» **Dataset extract**:
──────────────────────────────

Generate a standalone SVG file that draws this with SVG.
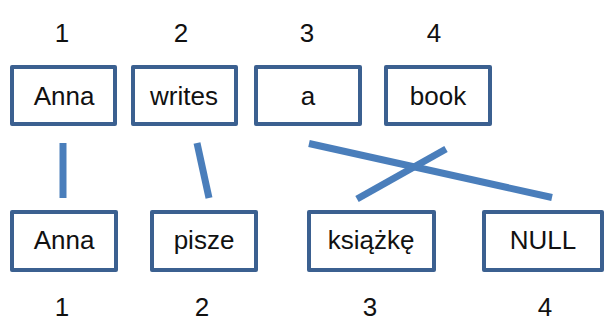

──────────────────────────────

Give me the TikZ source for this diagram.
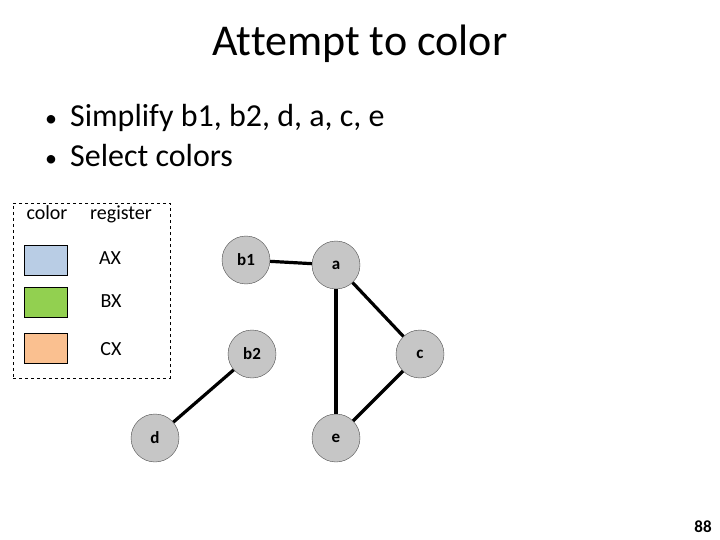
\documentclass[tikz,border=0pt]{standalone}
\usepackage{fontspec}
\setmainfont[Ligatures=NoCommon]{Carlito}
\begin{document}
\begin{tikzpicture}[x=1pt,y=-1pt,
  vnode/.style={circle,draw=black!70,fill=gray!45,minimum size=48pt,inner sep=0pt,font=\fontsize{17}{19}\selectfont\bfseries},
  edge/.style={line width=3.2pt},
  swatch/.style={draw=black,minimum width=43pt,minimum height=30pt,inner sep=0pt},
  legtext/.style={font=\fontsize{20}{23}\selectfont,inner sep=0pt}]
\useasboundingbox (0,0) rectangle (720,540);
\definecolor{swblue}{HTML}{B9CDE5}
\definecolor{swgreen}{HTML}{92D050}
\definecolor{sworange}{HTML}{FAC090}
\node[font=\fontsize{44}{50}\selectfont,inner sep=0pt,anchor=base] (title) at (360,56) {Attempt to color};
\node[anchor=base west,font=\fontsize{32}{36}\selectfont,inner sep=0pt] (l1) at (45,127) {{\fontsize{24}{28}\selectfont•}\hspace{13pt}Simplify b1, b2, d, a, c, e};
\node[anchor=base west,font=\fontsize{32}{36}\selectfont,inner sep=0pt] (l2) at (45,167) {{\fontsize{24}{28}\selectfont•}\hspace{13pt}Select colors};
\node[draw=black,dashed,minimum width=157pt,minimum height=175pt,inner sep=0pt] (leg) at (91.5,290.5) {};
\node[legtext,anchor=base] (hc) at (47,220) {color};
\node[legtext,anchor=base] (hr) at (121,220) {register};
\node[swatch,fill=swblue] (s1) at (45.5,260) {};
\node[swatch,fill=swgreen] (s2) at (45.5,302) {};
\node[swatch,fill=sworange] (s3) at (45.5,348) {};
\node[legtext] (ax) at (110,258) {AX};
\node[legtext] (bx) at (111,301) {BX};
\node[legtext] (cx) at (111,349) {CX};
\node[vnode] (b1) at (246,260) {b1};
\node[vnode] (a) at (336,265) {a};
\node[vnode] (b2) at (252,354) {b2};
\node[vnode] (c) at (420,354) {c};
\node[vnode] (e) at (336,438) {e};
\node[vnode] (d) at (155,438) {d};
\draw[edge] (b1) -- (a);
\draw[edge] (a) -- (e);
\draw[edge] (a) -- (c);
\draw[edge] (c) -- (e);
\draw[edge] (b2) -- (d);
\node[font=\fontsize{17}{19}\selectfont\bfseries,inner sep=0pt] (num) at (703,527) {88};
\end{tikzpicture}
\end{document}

──────────────────────────────

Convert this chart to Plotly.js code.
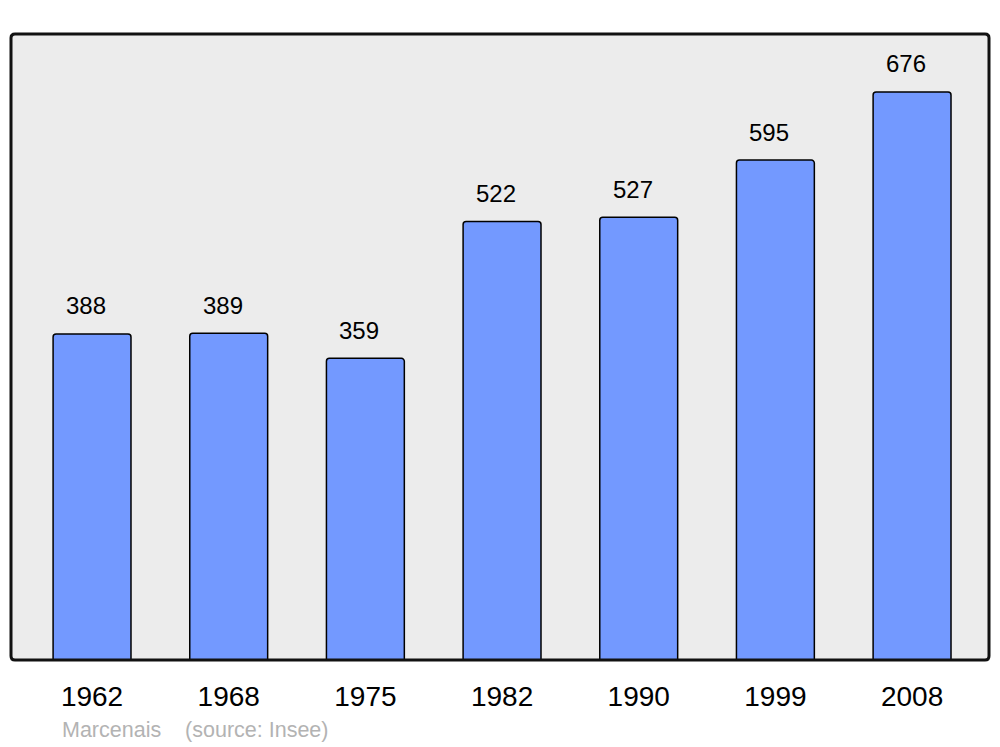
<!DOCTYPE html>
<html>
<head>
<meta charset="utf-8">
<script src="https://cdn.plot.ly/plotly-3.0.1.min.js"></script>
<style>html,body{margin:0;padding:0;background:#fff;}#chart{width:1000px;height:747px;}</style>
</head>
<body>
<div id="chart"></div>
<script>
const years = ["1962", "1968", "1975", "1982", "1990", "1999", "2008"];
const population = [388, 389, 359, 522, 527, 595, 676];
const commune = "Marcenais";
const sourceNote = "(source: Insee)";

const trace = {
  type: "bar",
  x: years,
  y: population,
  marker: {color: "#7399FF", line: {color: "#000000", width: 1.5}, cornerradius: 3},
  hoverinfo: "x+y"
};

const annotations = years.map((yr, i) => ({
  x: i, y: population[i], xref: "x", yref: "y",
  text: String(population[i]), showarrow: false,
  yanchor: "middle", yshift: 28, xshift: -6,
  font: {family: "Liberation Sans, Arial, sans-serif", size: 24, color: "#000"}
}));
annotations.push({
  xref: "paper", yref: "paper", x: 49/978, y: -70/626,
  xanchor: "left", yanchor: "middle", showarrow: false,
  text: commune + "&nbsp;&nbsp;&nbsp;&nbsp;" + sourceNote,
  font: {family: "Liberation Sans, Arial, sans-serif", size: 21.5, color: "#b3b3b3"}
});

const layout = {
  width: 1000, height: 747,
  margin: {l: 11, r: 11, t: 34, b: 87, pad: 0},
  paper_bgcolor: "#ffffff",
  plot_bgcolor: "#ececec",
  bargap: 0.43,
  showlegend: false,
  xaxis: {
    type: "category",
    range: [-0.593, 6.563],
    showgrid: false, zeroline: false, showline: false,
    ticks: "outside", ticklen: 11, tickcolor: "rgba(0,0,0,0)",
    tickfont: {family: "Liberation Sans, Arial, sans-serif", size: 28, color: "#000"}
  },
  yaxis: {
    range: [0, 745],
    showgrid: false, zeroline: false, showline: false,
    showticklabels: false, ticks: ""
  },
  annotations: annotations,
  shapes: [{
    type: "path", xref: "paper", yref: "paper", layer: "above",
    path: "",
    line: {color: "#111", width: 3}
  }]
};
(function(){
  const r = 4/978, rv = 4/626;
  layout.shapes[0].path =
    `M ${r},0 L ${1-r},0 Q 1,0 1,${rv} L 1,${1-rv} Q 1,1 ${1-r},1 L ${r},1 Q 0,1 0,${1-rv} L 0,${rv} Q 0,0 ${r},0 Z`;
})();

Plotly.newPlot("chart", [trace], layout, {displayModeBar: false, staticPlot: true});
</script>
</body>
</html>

──────────────────────────────

» **What is asked**: Look over the material above and show each line where "standalone" appears.

» **Expected answer**:
Generate a standalone SVG file that draws this with SVG.
\documentclass[tikz,border=0pt]{standalone}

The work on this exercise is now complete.